Em contraste, as mídias alternativas, comunitárias e populares que antes enfrentavam a passividade do Estado em construir um ambiente mais democrático para o setor, agora sofrem cortes e perseguições. “Há uma ‘lista proibida’ de meios populares que foram punidos, literalmente, por terem uma linha crítica ao governo. Várias emisosoras que retransmitem o sinal da Radio Kawsachun Coca (RKC) — fundada por trabalhadores rurais e que representa, atualmente, um setor bastante descontente com o governo — foram alvo de represálias”, relata.
Os bloqueios de estradas realizados como protesto em 2024 resultaram na intervenção direta do governo em pelo menos quatro rádios comunitárias: três em Cochabamba e uma em La Paz. A alegação? As estações estariam “incitando o terrorismo” por amplificarem os bloqueios e justificarem a realização desse tipo de manifestação.
“Estamos diante de uma situação em que um governo eleito por nós e que teve amplo apoio popular para retornar por meio do voto, agora está sequestrando os equipamentos dos que foram porta-vozes e estiveram na linha de frente dessa luta”, lamenta Dolores Arce. “Estamos falando da Radio Guerrilleros de Independencia (Cochabamba), Radio Chihualaque, Radio Comunitaria Aiquile e Radio Comunitaria Tahuantinsuyo”.
O acúmulo do chamado “processo de transformações” (proceso de cambio) apontava para uma direção contrária, no qual o poder político deveria fomentar mais equilíbrio e diversidade no ecossistema midiático do país. Na prática, observa-se o oposto.
De acordo com Dolores Arce, os meios de comunicação têm acentuado a fragmentação dentro do bloco popular e instigado essa divisão. “O campo popular está sendo enfraquecido sistematicamente e isso tem afetado, também, o campo da comunicação contra-hegemônica”, reconhece.

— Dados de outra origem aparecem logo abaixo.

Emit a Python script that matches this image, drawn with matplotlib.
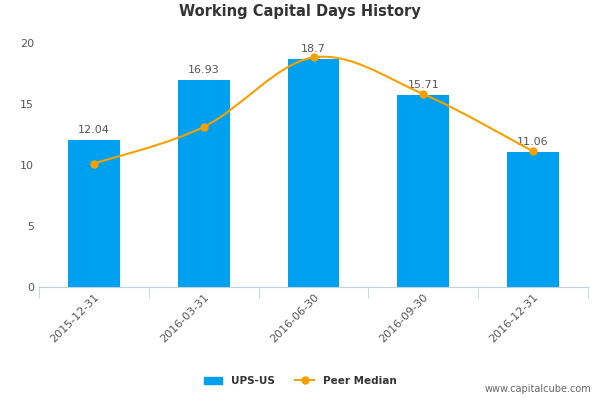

Estigmatização, uma tática cotidiana
Dolores Arce opina que a blitz diária contra o ex-presidente Evo Morales e a criminalização constante dos movimentos sociais contribuem para um cenário eleitoral hostil e de desagregação.
“Os grandes meios — cujas posições conhecemos muito bem desde antes do golpe, pois incentivaram as crises e conflitos — seguem em boa sintonia com o governo através das verbas publicitárias, mas nunca deixaram de conspirar”, analisa.
“Esses meios praticam um linchamento midiático constante do ex-presidente Evo Morales”, sublinha. “Acho que não há um só dia em que Evo seja atacado nas manchetes, como forma de impor uma narrativa e influenciar a opinião pública, fazendo-a acreditar que Evo Morales não pode ser candidato. Portanto, o processo de inabilitação de Evo como candidato é resultado direto dessa campanha midiática”.
Por outro lado, há uma estigmatização de tudo o que está ligado à luta social. “Há uma grave crise em curso, em uma proporção que não existia há pelo menos 40 anos”, salienta. “Há escassez de dólares, escassez de combustíveis e o custo de vida está nas alturas. Há protestos e filas intermináveis nos postos de gasolina. E todas essas manifestações são satanizadas. Antes eram chamados de ‘selvagens’, hoje são chamados ‘evistas’”.
Plataformas digitais: quem paga a banda escolhe a música
Zapear os canais de televisão bolivianos, folhear os jornais ou sintonizar nas principais rádios comerciais do país são ações que ilustram bem as colocações de Dolores Arce. Mas há um elemento crucial que serve como elo para as narrativas da direita: as plataformas digitais.
“As redes sociais têm desempenhado o papel de moldar o senso comum das pessoas e na Bolívia isso não é diferente. O discurso de maior alcance nessas plataformas parecem nos preparar psicologicamente para a ideia de que a única saída para a crise é o neoliberalismo”, frisa.
“A imensa maioria das entrevistas e conteúdos que circulam nesses meios visam valorizar a contribuição da iniciativa privada, do agronegócio, das elites, como se fossem uma espécie de salvação da pátria. Isso é feito de forma a apagar os 20 anos do processo de transformações vividos na Bolívia”, complementa.